I do give them allowance, unless I have to buy something that they really want, then that supercedes getting an allowance. My daughter was working and didn't need an allowance, but when she quit that job she was back on the payroll! She's working again now!

Kids can be lazy in that they don't want to do the simplest things or you have to remind them. So if they want to hang with friends, or go to a friend's house or something else, they know they won't be allowed until their chores are done.

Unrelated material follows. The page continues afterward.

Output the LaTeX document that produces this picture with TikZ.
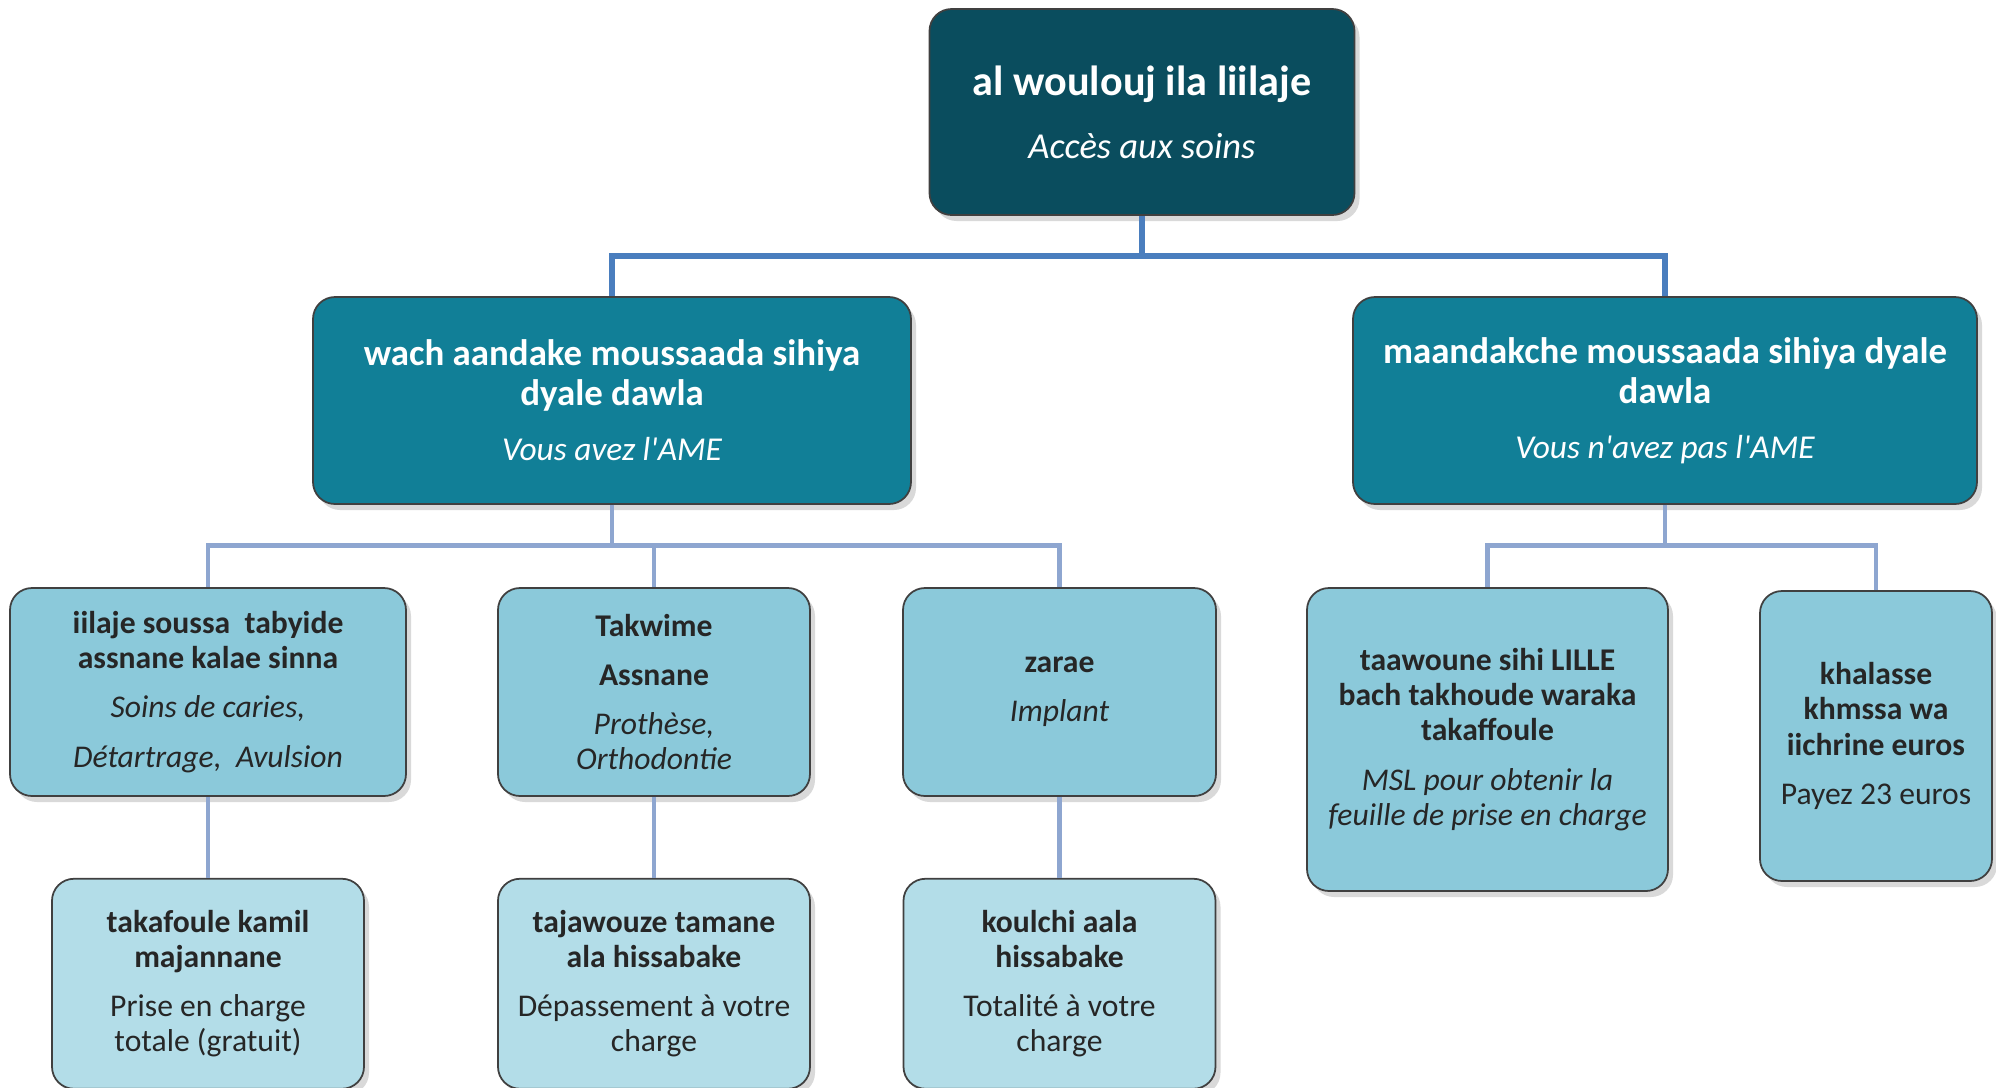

I pay them for anything they don't usually have to do, like babysitting their younger sister.
on Jul 21, 2007
I pay them for anything they don't usually have to do, like babysitting their younger sister

Totally agree. Kids can be very Mercenary, and before you know it household/family chores that we expect family members to pitch in with, become the subject of "Union Negotiations", as being paid for everything has become the norm in what is IMHO a misguided effort to buy peace and get jobs done without drama. Works short term, but they grow up with a distorted set of values, so overall, baaad news.

The unexpected aka babysitting is fair enough, they save the hassle of getting one your not sure about anyway, you are paying them gratefully for the peace of mind they give. Thats a solid sense of purpose and reward, and they respond well to it.

Kids are not stupid - despite our impressions at times - they can see through dubious schemes to pay them to shut up or do what they hate anyway. With regular chores they know they will end up doing it like it or not, but if they can get mum & dad to cough up money to do it as well, hey great wheeze lets go for it.